Naqueles 15 contos, plenos de humor negro (como a maioria de seus outros livros), descobríamos o Brasil da desfaçatez, do favor, da transgressão. Aqueles narradores (em geral em primeira pessoa) exploravam o patético que, se no prosaico da vida estalava a olhos vistos, era quase sempre colocado sob o tapete quando se tratava de literatura. O nonsense de nossa sociedade, instalada entre o discurso de normalidade e a brutalidade trivial da vida, fornecia retratos absurdos, mais eficazes porque narrados de modo direto. Daí aquele caráter de “ocorrência” simples, fruto, talvez, da sua experiência policial (apesar dos temas frequentemente pesados, com o mal e o bem imbricados de forma assustadora). Aí, espantava (e ainda hoje) um tom que eu ousaria chamar de tautológico: o mundo marginal, escanteado antes, embaralhava-se com a norma, relativizando certezas.
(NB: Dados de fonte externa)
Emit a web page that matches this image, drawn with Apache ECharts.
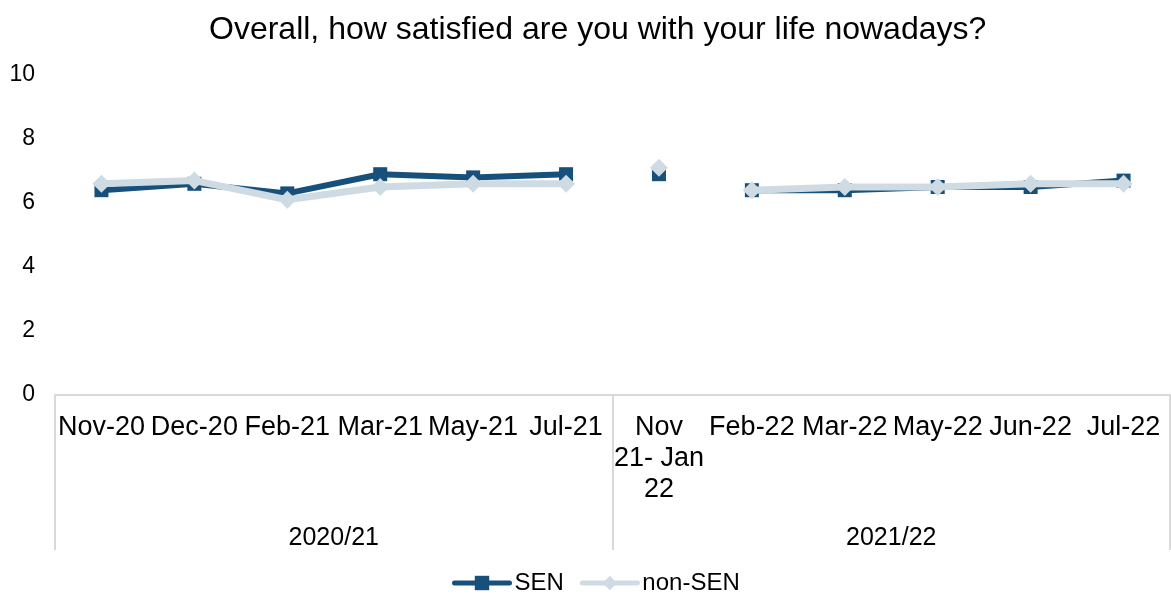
<!DOCTYPE html>
<html>
<head>
<meta charset="utf-8">
<script src="https://cdn.jsdelivr.net/npm/echarts@6/dist/echarts.min.js"></script>
<style>html,body{margin:0;padding:0;background:#fff}#c{width:1171px;height:598px}</style>
</head>
<body>
<div id="c"></div>
<script>
const categories = ['Nov-20','Dec-20','Feb-21','Mar-21','May-21','Jul-21','Nov 21- Jan 22','Feb-22','Mar-22','May-22','Jun-22','Jul-22'];
const groups = ['2020/21','2021/22'];
const senValues = [6.4,6.6,6.3,6.9,6.8,6.9,6.9,6.4,6.4,6.5,6.5,6.7];
const nonSenValues = [6.6,6.7,6.1,6.5,6.6,6.6,7.1,6.4,6.5,6.5,6.6,6.6];
const segments = [[0,5],[6,6],[7,11]];
const yTicks = [0,2,4,6,8,10];

const FONT = '"Liberation Sans", Arial, sans-serif';
const SEN_COLOR = '#17507a';
const NON_COLOR = '#cfdbe3';

function seg(values, s){
  return values.map((v,i)=> (i>=s[0] && i<=s[1]) ? v : null);
}
const series = [];
segments.forEach(s=>{
  series.push({name:'SEN',type:'line',data:seg(senValues,s),connectNulls:false,
    symbol:'rect',symbolSize:14,itemStyle:{color:SEN_COLOR},
    lineStyle:{color:SEN_COLOR,width:6},z:2,showAllSymbol:true});
});
segments.forEach(s=>{
  series.push({name:'non-SEN',type:'line',data:seg(nonSenValues,s),connectNulls:false,
    symbol:'diamond',symbolSize:18,itemStyle:{color:NON_COLOR},
    lineStyle:{color:NON_COLOR,width:7},z:3,showAllSymbol:true});
});

const chart = echarts.init(document.getElementById('c'));
chart.setOption({
  animation:false,
  title:{text:'Overall, how satisfied are you with your life nowadays?',left:204,top:9,
    textStyle:{fontFamily:FONT,fontSize:32,fontWeight:'normal',color:'#000'}},
  legend:{top:571,left:452,padding:0,itemWidth:55,itemHeight:18,itemGap:16,
    data:['SEN','non-SEN'],
    lineStyle:{width:5,cap:'round'},
    textStyle:{fontFamily:FONT,fontSize:24,color:'#000'}},
  grid:{left:55,right:1,top:75,bottom:203,containLabel:false},
  xAxis:[{
    type:'category',data:categories,boundaryGap:true,
    axisLine:{show:true,lineStyle:{color:'#d9d9d9',width:2}},
    axisTick:{show:false},
    axisLabel:{interval:0,margin:17,fontFamily:FONT,fontSize:27,color:'#000',lineHeight:31,
      formatter:v=> v==='Nov 21- Jan 22' ? 'Nov\n21- Jan\n22' : v}
  },{
    type:'category',data:groups,position:'bottom',boundaryGap:true,
    axisLine:{show:false},
    axisTick:{show:true,length:155,lineStyle:{color:'#d9d9d9',width:2}},
    axisLabel:{margin:131,fontFamily:FONT,fontSize:25,color:'#000',lineHeight:25}
  }],
  yAxis:{type:'value',min:yTicks[0],max:yTicks[yTicks.length-1],interval:2,
    splitLine:{show:false},axisLine:{show:false},axisTick:{show:false},
    axisLabel:{margin:20,fontFamily:FONT,fontSize:23,color:'#000'}},
  series:series
});
</script>
</body>
</html>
Logo, terminávamos os Passeios Noturnos vislumbrando uma parcela do país que, hoje vejo, é maioria: o empresário e aquele hobbie de atropelar pessoas aniquilavam tanto a figura de vilão quanto a de herói. É que, sem dar fins ou causas, as narrativas aconteciam rasgando a folha de papel onde se inscrevia a tal moral brasileira, como se podia vislumbrar no conto que finalizava a coletânea, Intestino Grosso, aquela espécie de “profissão de fé” brutal. Ali, Rubem Fonseca mostrava, de modo cínico, via elementos autorreferenciais, um texto, veja só, com ideologia. Renovava-se assim o que entendíamos por pornografia: nada mais do que o retrato de um imaginário oprimido – o da sexualidade – pelos tabus da moral. No caso do autor, mais pornográficas seriam as cenas de amor idealizado e puro das telenovelas, nas quais uma realidade falsa nos era apresentada.
Violência era daquele jeito: não bastava narrar os atropelamentos de Passeio Noturno I e II em primeira pessoa; era preciso contrapor essas cenas grotescas à atmosfera de normalidade e hipocrisia que o Brasil respirava (e respira). Daí o outro lado, quando nos mostrou protagonistas “invisíveis”, as prostitutas, os pivetes, os bandidos – todos aqueles para quem, desde Canudos, o Brasil é apenas margem. Lemos, sim, os velhos brasis que não se encontram e, nessa medida, uma espécie de guerra civil se conflagrava, então literariamente, do encontro das várias facetas sociais de um mesmo país. Para isso, não eram gratuitos os palavrões, as ironias ácidas, o deboche e o uso de inúmeras variedades de linguagem (como conseguia ele transitar entre o palavrão do marginal, o clichê do policial, a doçura de alguma mocinha ingênua e o jargão do jornalista?).
E tudo isso com uma agilidade narrativa única: enredos intensos, formas peculiares, sempre verossímeis, de estabelecer os diálogos. Se ele já abolia os travessões (hoje, procedimento comum), que dirá das experimentações de 74 Degraus (trocas constantes de focalizadores em primeira pessoa), ou dos diálogos com uso de rubricas teatrais (recordo de Os Prisioneiros) ou do uso de chaves para possíveis diálogos no conto Lúcia MacCartney?
Não havia como ser escritor sem denunciar o tal Brasil – este mesmo de agora, que pretensamente se declara real. Perdemos, sim, com Rubem Fonseca, o escritor que “aliciou” os jovens leitores, futuros escritores, dos anos 1990. O alento é que o homem de 94 anos não parava: deixou ainda uma obra a ser descoberta, lida e relida, como são as coisas verdadeiramente infinitas.